Consentimento e acordos

O filme pornográfico é geralmente produzido, dirigido e destinado ao público masculino. “Nas produções heterossexuais, há um imaginário machista da mulher colocada em posição de submissão, cuja função é satisfazer”, alerta Girardello.

A falta de enredo também suprime que as relações afetivas e sexuais reais exigem que os atos sejam acordados e consentidos.

“Pode-se acreditar que a parceira ou parceiro apreciam todas as práticas sexuais vistas nestas produções, o que não é verdade”, adverte Almeida.
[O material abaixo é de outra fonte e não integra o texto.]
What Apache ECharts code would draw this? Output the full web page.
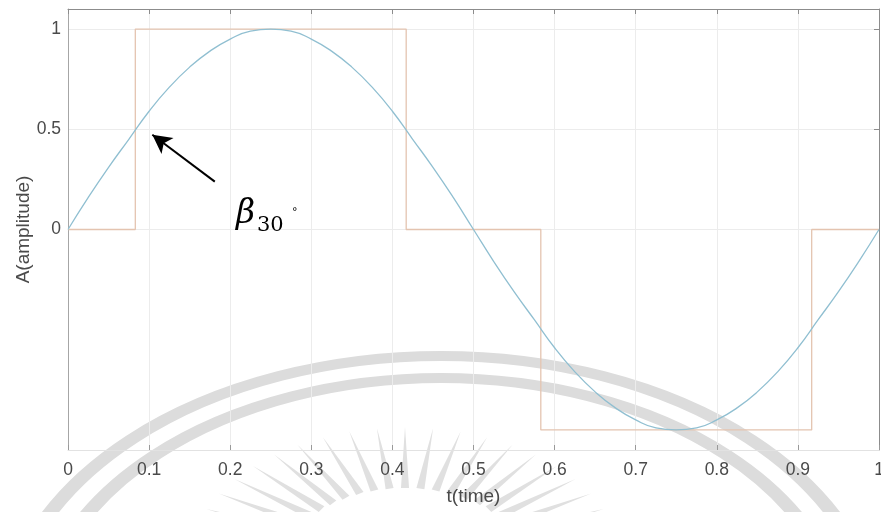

Contra o problema, Girardello recomenda discutir consentimento. “Há situações exploradas nesses filmes que podem naturalizar o estupro ou sinalizam que um abuso é algo bom, quando provoca traumas. Não há, por exemplo, aviso advertindo que aquela cena é fantasiosa e que as pessoas ali estão em comum acordo”, destaca. “Falar de consentimento é reforçar a necessidade de que todos estejam confortáveis em um ato.”

De acordo com Almeida, o debate é necessário para que os jovens aprendam a se relacionar de uma maneira mais respeitosa e saudável: “A educação sexual pode trazer informações adequadas sobre a realidade dos relacionamentos amorosos e sobre o empoderamento de mulheres e homens. Assim, ajuda os alunos a desenvolverem aspectos sadios de intimidade e autoestima.”

Como abordar o assunto?

Para travar um diálogo franco sobre os impactos da pornografia na formação do aluno, Denari indica à escola buscar psicólogos e educadores da área de educação sexual.  “É importante ter pessoal especializado para ministrar palestras e cursos de curta duração para a comunidade escolar, não deixando de lado o papel das famílias”, orienta.

Almeida recomenda desenvolver programas e protocolos para situações-problemas que possam surgir na escola envolvendo o tema.

“Estes podem ser integrados ao projeto político-pedagógico e às disciplinas curriculares, considerando questões como sexo e sexualidade, prazer, respeito por si e pelo parceiro, responsabilidade e prevenção, visão reflexiva sobre o próprio corpo e o do outro e também sobra suas manifestações afetivossexuais”, finaliza o psicólogo.